Sunday, May 10, 2009


Madre de aguas profundas


Miren la foto. Es Maruja, mi madre que se llama en realidad María Herminia Blanca Regina del Perpetuo Socorro. Hoy me dio la sorpresa de que vuelve a las aguas. Cuando era joven era nadadora, cruzó el rio Guayas, compitió dentro y fuera del Ecuador. Le dije que le tomaría una foto para este blog, así que no piensen que le estoy faltando el respeto.
Mi hermano le regaló unos lentes de agua y un gorrito para que pueda empezar su carrera máster o algo así. Entiendo que el agua le ha gustado mucho y está emocionada porque hará algo nuevo. En la mesa del comedor mi abuela intenta comer. Mi mamá dice que fue un error hacer una parrillada. Yo doy vueltas por esa mesa como un águila, pero créanme no por la comida. Vigilo que mi abuela que también se llama Maruja, coma algo. Cada vez come menos. Me parece que lo que no puede es masticar la carne, tampoco ve muy bien. El error, dice mi mamá, es el menú de hoy. Ella dice que próximamente tendrá que hacer lasagna o algo suave para que mi abuelita pueda comer y no se demore horas masticando. No estoy segura si aún tiene dientes. O sea no estoy segura del ahora, pero sí del pasado. Recuerdo el camino de regreso desde el Tenis hasta su casa, a pie, porque no había “tanto peligro de robos y asaltos”. Recuerdo que cuando ya nos había vestido a mi hermano y a mí después de convencernos de salir de la piscina, nos le escapábamos para tirarnos otra vez a las aguas profundas de la piscina de los adultos. Qué paciencia, y cómo la veía vieja. Seguro debía tener la edad que hoy tiene mi madre, tal vez un poquito más.
Yo me siento a ver los Transformers, pero en realidad estoy pensando quién corta la carne de mi abuela todos los días, quién se asegura de que ella se lleve el alimento a la boca. Qué involución. Luego ella se quedó un poco dormida en un sillón y se despertó abruptamente sin saber en dónde estaba. “¿Quién vive aquí?”. Uy, me dice mi mamá, pregúntale quién eres. Así que yo le digo: “Abuela, ¿quién soy?”. “Mi nieta”, me contesta. Obvio si le he dicho abuela.

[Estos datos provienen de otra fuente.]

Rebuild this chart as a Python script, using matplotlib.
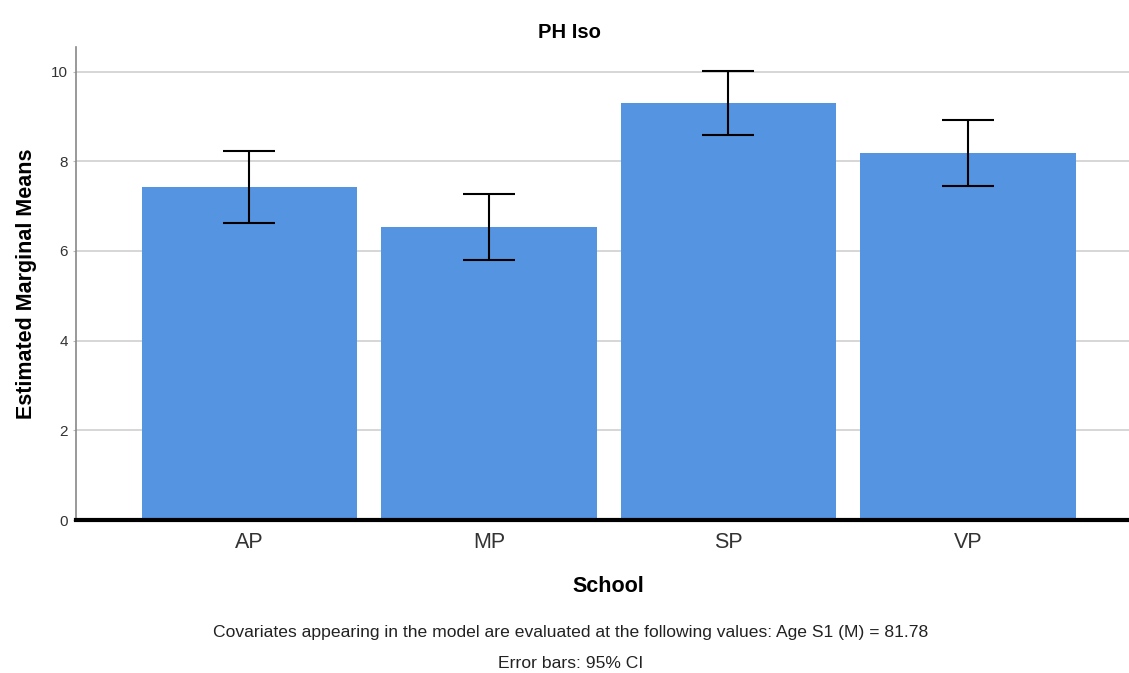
import matplotlib
matplotlib.use("Agg")
import matplotlib.pyplot as plt
from matplotlib import font_manager

categories = ["AP", "MP", "SP", "VP"]
means = [7.42, 6.53, 9.30, 8.19]
ci_upper = [8.23, 7.27, 10.01, 8.93]
ci_lower = [6.62, 5.80, 8.58, 7.46]
yticks = [0, 2, 4, 6, 8, 10]

plt.rcParams['font.family'] = ['Liberation Sans', 'DejaVu Sans']
names = {f.name for f in font_manager.fontManager.ttflist}
if 'Liberation Sans Narrow' in names:
    note_family = ['Liberation Sans Narrow', 'DejaVu Sans']
    note_size = 15
else:
    note_family = ['Liberation Sans', 'DejaVu Sans']
    note_size = 12.6

fig = plt.figure(figsize=(11.29, 6.73), dpi=100)
ax = fig.add_axes([76/1129, 1 - 520/673, 1 - 76/1129, (520 - 47)/673])

x = list(range(len(categories)))
err = [[m - l for m, l in zip(means, ci_lower)], [u - m for m, u in zip(means, ci_upper)]]
ax.bar(x, means, width=0.9, color="#5594E1", zorder=2)
ax.errorbar(x, means, yerr=err, fmt="none", ecolor="black", elinewidth=1.5,
            capsize=19, capthick=1.5, zorder=3)

ax.set_xlim(-0.724, 3.672)
ax.set_ylim(0, 10.55)
ax.set_yticks(yticks)
ax.set_yticklabels([str(t) for t in yticks], fontsize=11, color="#333333")
ax.set_xticks(x)
ax.set_xticklabels(categories, fontsize=15.5, color="#333333")
ax.tick_params(axis="x", length=0, pad=9)
ax.tick_params(axis="y", length=2, color="#bbbbbb", pad=4)
ax.yaxis.grid(True, color="#d0d0d0", linewidth=1.2, zorder=0)
ax.set_axisbelow(True)
for s in ["top", "right"]:
    ax.spines[s].set_visible(False)
ax.spines["left"].set_color("#888888")
ax.spines["left"].set_linewidth(1.2)
ax.spines["bottom"].set_color("black")
ax.spines["bottom"].set_linewidth(3)
ax.spines["bottom"].set_zorder(4)

ax.set_ylabel("Estimated Marginal Means", fontsize=15.5, fontweight="bold", labelpad=10)
fig.text(608/1129, 1 - 587/673, "School", ha="center", va="center", fontsize=15.5, fontweight="bold")
fig.text(569/1129, 1 - 32/673, "PH Iso", ha="center", va="center", fontsize=14.5, fontweight="bold")
fig.text(571/1129, 1 - 632/673,
         "Covariates appearing in the model are evaluated at the following values: Age S1 (M) = 81.78",
         ha="center", va="center", fontsize=note_size, color="#222222", family=note_family)
fig.text(571/1129, 1 - 664/673, "Error bars: 95% CI", ha="center", va="center",
         fontsize=note_size, color="#222222", family=note_family)

fig.savefig("out.png", dpi=100)
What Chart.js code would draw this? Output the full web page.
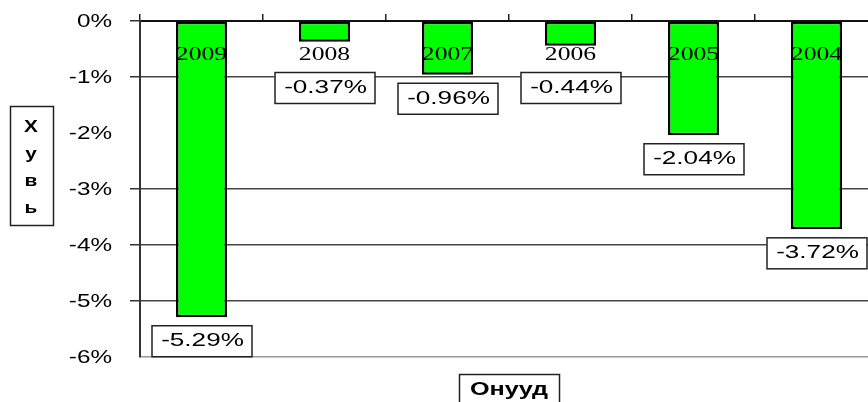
<!DOCTYPE html>
<html>
<head>
<meta charset="utf-8">
<script src="https://cdn.jsdelivr.net/npm/chart.js@4"></script>
<style>
  html, body { margin:0; padding:0; background:#fff; overflow:hidden; }
  canvas { display:block; }
</style>
</head>
<body>
<canvas id="chart" width="880" height="402"></canvas>
<script>
// year-on-year change, shown left to right from newest year
const years   = ['2009', '2008', '2007', '2006', '2005', '2004'];
const changes = [-5.29, -0.37, -0.96, -0.44, -2.04, -3.72];
const yTitle  = ['Х', 'у', 'в', 'ь'];
const xTitle  = 'Онууд';

const SANS  = '"Liberation Sans", Arial, sans-serif';
const SERIF = '"Liberation Serif", "Times New Roman", serif';

// reference text is stretched sideways, so draw it scaled on x
function wideText(ctx, txt, x, y, font, sx, align = 'center') {
  ctx.save();
  ctx.font = font;
  ctx.fillStyle = '#000';
  ctx.textAlign = align;
  ctx.textBaseline = 'middle';
  ctx.translate(x, y);
  ctx.scale(sx, 1);
  ctx.fillText(txt, 0, 0);
  ctx.restore();
}

function box(ctx, x, y, w, h) {
  ctx.fillStyle = '#fff';
  ctx.fillRect(x, y, w, h);
  ctx.strokeStyle = '#222';
  ctx.lineWidth = 1.5;
  ctx.strokeRect(x + 0.5, y + 0.5, w, h);
}

const boxLabels = {
  id: 'boxLabels',
  afterDatasetsDraw(chart) {
    const { ctx, chartArea, scales: { x, y } } = chart;

    // y tick labels
    y.ticks.forEach(t => {
      wideText(ctx, t.value + '%', 112, y.getPixelForValue(t.value) + 1, '18px ' + SANS, 1.35, 'right');
    });

    years.forEach((yr, i) => {
      const cx = x.getPixelForValue(i);
      wideText(ctx, yr, cx, 55, '19px ' + SERIF, 1.35);

      const end = y.getPixelForValue(changes[i]);
      const top = Math.max(end + 8, 72);
      box(ctx, cx - 50, top, 100, 31);
      wideText(ctx, changes[i].toFixed(2) + '%', cx + 1, top + 16, '18px ' + SANS, 1.45);
    });

    // y title, letters stacked in a box
    box(ctx, 10, 106, 43, 119);
    yTitle.forEach((ch, i) => wideText(ctx, ch, 31, 128 + i * 27, 'bold 16px ' + SANS, 1.3));

    // x title
    const mid = (chartArea.left + chartArea.right) / 2;
    box(ctx, mid - 50, 374, 100, 30);
    wideText(ctx, xTitle, mid, 390, 'bold 18px ' + SANS, 1.4);
  }
};

new Chart(document.getElementById('chart'), {
  type: 'bar',
  data: {
    labels: years,
    datasets: [{
      data: changes,
      backgroundColor: '#00ff00',
      borderColor: '#000',
      borderWidth: 2.5,
      borderSkipped: false,
      categoryPercentage: 1,
      barPercentage: 0.415
    }]
  },
  options: {
    responsive: false,
    devicePixelRatio: 1,
    animation: false,
    layout: { padding: { left: 0, top: 0, right: 2, bottom: 45 } },
    plugins: { legend: { display: false }, tooltip: { enabled: false } },
    scales: {
      x: {
        position: 'top',
        offset: true,
        afterFit: s => { s.height = 21; },
        ticks: { display: false },
        grid: { drawOnChartArea: false, tickLength: 7, color: '#222', lineWidth: 1.5, offset: true },
        border: { color: '#111', width: 2 }
      },
      y: {
        min: -6, max: 0,
        afterFit: s => { s.width = 140; },
        ticks: { display: false, stepSize: 1 },
        grid: {
          tickLength: 10,
          lineWidth: 1.5,
          color: c => c.tick.value === -2 ? 'rgba(0,0,0,0)' : (c.tick.value === -6 ? '#999' : '#444'),
          tickColor: c => (c.tick.value === -2 || c.tick.value === -6) ? 'rgba(0,0,0,0)' : '#333'
        },
        border: { color: '#333', width: 2 }
      }
    }
  },
  plugins: [boxLabels]
});
</script>
</body>
</html>
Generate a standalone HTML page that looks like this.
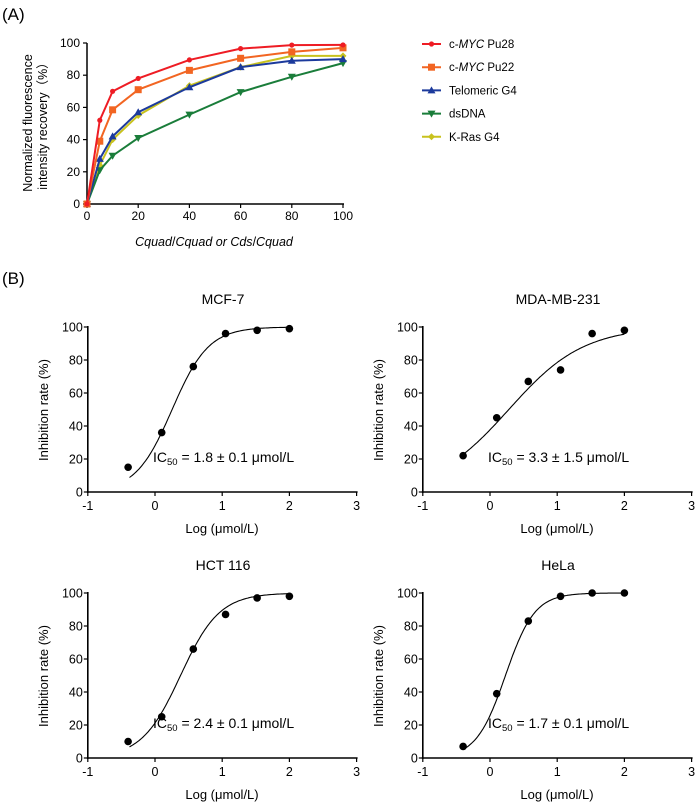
<!DOCTYPE html>
<html><head><meta charset="utf-8"><style>
body{margin:0;background:#fff}
svg{display:block;font-family:"Liberation Sans",Arial,sans-serif}
</style></head><body>
<svg id="fig" width="700" height="803" viewBox="0 0 700 803" xmlns="http://www.w3.org/2000/svg">
<text x="2" y="20" font-size="17">(A)</text>
<text x="2" y="284" font-size="17">(B)</text>
</svg>
<script>
const NS='http://www.w3.org/2000/svg';
const svg=document.getElementById('fig');
function el(tag,attrs,parent){const e=document.createElementNS(NS,tag);for(const k in attrs)e.setAttribute(k,attrs[k]);(parent||svg).appendChild(e);return e;}
function txt(x,y,s,size,anchor,parent){const t=el('text',{x:x,y:y,'font-size':size,'text-anchor':anchor||'start'},parent);t.textContent=s;return t;}

// ---------- Panel A data ----------
const aX=[0,5,10,20,40,60,80,100];
const aPu28=[0,52,70,78,89.5,96.5,98.7,98.8];
const aPu22=[0,39,58.5,71,83,90.5,94.5,97];
const aTelo=[0,28,42,57,72.5,85,89,90];
const aDs=[0,21,30,41,55.5,69.5,79,87.5];
const aKras=[0,24,40,55,73.5,85,92,92];
const aTicks=[0,20,40,60,80,100];
const aNames=['c-MYC Pu28','c-MYC Pu22','Telomeric G4','dsDNA','K-Ras G4'];

const ax=v=>87+v*2.56, ay=v=>204-v*1.61;
const gA=el('g',{});


el('line',{x1:87,y1:43,x2:87,y2:205,stroke:'#000','stroke-width':1.5},gA);
el('line',{x1:86,y1:204,x2:344,y2:204,stroke:'#000','stroke-width':1.5},gA);
aTicks.forEach(t=>{
  el('line',{x1:83,y1:ay(t),x2:87,y2:ay(t),stroke:'#000','stroke-width':1.2},gA);
  txt(80,ay(t)+4,String(t),12,'end',gA);
  el('line',{x1:ax(t),y1:204,x2:ax(t),y2:208,stroke:'#000','stroke-width':1.2},gA);
  txt(ax(t),220,String(t),12,'middle',gA);
});
const yt=el('text',{x:0,y:0,'font-size':12.5,'text-anchor':'middle',transform:'translate(32,123) rotate(-90)'},gA);

el('tspan',{x:0,dy:0},yt).textContent='Normalized fluorescence';
el('tspan',{x:0,dy:15},yt).textContent='intensity recovery（%）';
const xt=el('text',{x:214,y:246,'font-size':12.5,'text-anchor':'middle','font-style':'italic'},gA);

xt.innerHTML='Cquad<tspan font-style="normal">/</tspan>Cquad or Cds<tspan font-style="normal">/</tspan>Cquad';

function marker(g,kind,x,y,c){
  if(kind==='circle')el('circle',{cx:x,cy:y,r:2.6,fill:c},g);
  else if(kind==='square')el('rect',{x:x-3.5,y:y-3.5,width:7,height:7,fill:c},g);
  else if(kind==='up')el('polygon',{points:`${x},${y-4} ${x-4},${y+3} ${x+4},${y+3}`,fill:c},g);
  else if(kind==='down')el('polygon',{points:`${x},${y+4} ${x-4},${y-3} ${x+4},${y-3}`,fill:c},g);
  else el('polygon',{points:`${x},${y-3.5} ${x+3.5},${y} ${x},${y+3.5} ${x-3.5},${y}`,fill:c},g);
}
const series=[[aKras,'#c8c21e','diamond','k-ras-g4'],[aDs,'#1a7d3a','down','dsdna'],[aTelo,'#1c3a9c','up','telomeric-g4'],[aPu22,'#f26522','square','c-myc-pu22'],[aPu28,'#ee1c24','circle','c-myc-pu28']];
series.forEach(s=>{
  const g=el('g',{},gA);
  
  
  el('polyline',{points:aX.map((x,i)=>ax(x)+','+ay(s[0][i])).join(' '),fill:'none',stroke:s[1],'stroke-width':2},g);
  aX.forEach((x,i)=>marker(g,s[2],ax(x),ay(s[0][i]),s[1]));
});
// legend
const legC=['#ee1c24','#f26522','#1c3a9c','#1a7d3a','#c8c21e'];
const legM=['circle','square','up','down','diamond'];
aNames.forEach((n,i)=>{
  const y=44+i*23.2;
  const g=el('g',{});
  
  
  el('line',{x1:422,y1:y,x2:441,y2:y,stroke:legC[i],'stroke-width':2},g);
  marker(g,legM[i],431.5,y,legC[i]);
  const t=el('text',{x:449,y:y+4,'font-size':11.5},g);
  if(n.startsWith('c-MYC')){t.innerHTML='c-<tspan font-style="italic">MYC</tspan>'+n.slice(5);}else t.textContent=n;
});

// ---------- Panel B data ----------
const bX=[-0.4,0.1,0.57,1.05,1.52,2];
const mcf7=[15,36,76,96,98,99];
const mda=[22,45,67,74,96,98];
const hct=[10,25,66,87,97,98];
const hela=[7,39,83,98,100,100];
const bTitles=['MCF-7','MDA-MB-231','HCT 116','HeLa'];
const bIC50=['1.8 ± 0.1','3.3 ± 1.5','2.4 ± 0.1','1.7 ± 0.1'];
const bLogIC=[0.255,0.28,0.38,0.23];
const bHill=[1.6,0.78,1.5,2.0];
const bXTicks=[-1,0,1,2,3];
const bYTicks=[0,20,40,60,80,100];
const panels=[[mcf7,0,0],[mda,335,0],[hct,0,266],[hela,335,266]];

panels.forEach((p,k)=>{
  const ox=p[1],oy=p[2];
  const bx=v=>ox+155+v*67.2, by=v=>oy+492-v*1.65;
  const g=el('g',{});
  
  
  txt(ox+223,oy+304,bTitles[k],14,'middle',g);
  el('line',{x1:bx(-1),y1:by(100)-1,x2:bx(-1),y2:by(0)+1,stroke:'#000','stroke-width':1.6},g);
  el('line',{x1:bx(-1)-1,y1:by(0),x2:bx(3)+1,y2:by(0),stroke:'#000','stroke-width':1.6},g);
  bYTicks.forEach(t=>{
    el('line',{x1:bx(-1)-4,y1:by(t),x2:bx(-1),y2:by(t),stroke:'#000','stroke-width':1.2},g);
    txt(bx(-1)-5,by(t)+4.5,String(t),12.5,'end',g);
  });
  bXTicks.forEach(t=>{
    el('line',{x1:bx(t),y1:by(0),x2:bx(t),y2:by(0)+4,stroke:'#000','stroke-width':1.2},g);
    txt(bx(t),by(0)+18,String(t),12.5,'middle',g);
  });
  txt(ox+222,oy+533,'Log (μmol/L)',13,'middle',g);
  txt(0,0,'Inhibition rate (%)',13,'middle',g).setAttribute('transform',`translate(${ox+48},${oy+410}) rotate(-90)`);
  const pts=[];
  for(let x=-0.38;x<=2.001;x+=0.02){
    const v=100/(1+Math.pow(10,bHill[k]*(bLogIC[k]-x)));
    pts.push(bx(x).toFixed(1)+','+by(v).toFixed(1));
  }
  const c=el('polyline',{points:pts.join(' '),fill:'none',stroke:'#000','stroke-width':1.1},g);
  
  bX.forEach((x,i)=>{
    const d=el('circle',{cx:bx(x),cy:by(p[0][i]),r:3.8,fill:'#000'},g);
    
  });
  const t=el('text',{x:ox+153,y:oy+462,'font-size':14},g);
  t.innerHTML='IC<tspan font-size="9.5" dy="3">50</tspan><tspan dy="-3"> = '+bIC50[k]+' μmol/L</tspan>';
});
</script>
</body></html>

No la veo mucho, pero podría verla más. Hay días en que quiero ir a verla, pero vive tan lejos, y no tengo como ir, y me pongo mil excusas, y cuando llega la noche tengo vergüenza de ser tan desamorada pudiendo no serlo. Me juro que mañana voy a ir a verla porque la quiero y la extraño y tengo su voz grabada cantándome Funiculí, funiculá y tocando Ojos negros en el piano de mi tía, que no estaba aquí. Yo sentada escuchándola y queriéndola mucho como ahora.
En el fondo se trata del personaje de la novela que trabajo para mi club de lectura. No quiero ser como Michel, no me resigno a ser como él, no aprecio la vida que tiene aunque él quiera tenerla y aunque sea su vida y no la mía. En el fondo me da miedo ser como él. Por eso me hago tantas promesas por la noche y digo que no repetiré mis miedos, o mis errores al día siguiente. Tal vez es la certeza de que pronto mi abuela ya no estará, y después tal vez sean mis padres, o cualquier otra persona que me importe. Es la certeza de lo inevitable.
Alguien me preguntaba la semana pasada si yo leo un libro a la vez o varios. Yo le decía que leo varios al mismo tiempo. Lo que me aterra de Michel desaparece cuando me inserto en Ocho, una novela de misterio de corte histórico que tengo en el piso, cerca de mi improvisada cama. Pero también me acompañan cosas que releo. En estos días ha sido Los años con Laura Díaz. Me quedo dormida temprano con una extraña sensación de que quisiera irme a dormir en la mitad de mi papá y mi mamá.
Después de almorzar subo hasta mi cuarto, bueno el que era mi cuarto. Mi hermano se ha apoderado de él. Lo ha pintado azul por que adora Emelec. El cuarto parece una pecera y me acuesto en la cama e intento dormir un poco. Tal vez fueron 20 minutos, no estoy muy segura. Han sido los 20 minutos más descansados de este año.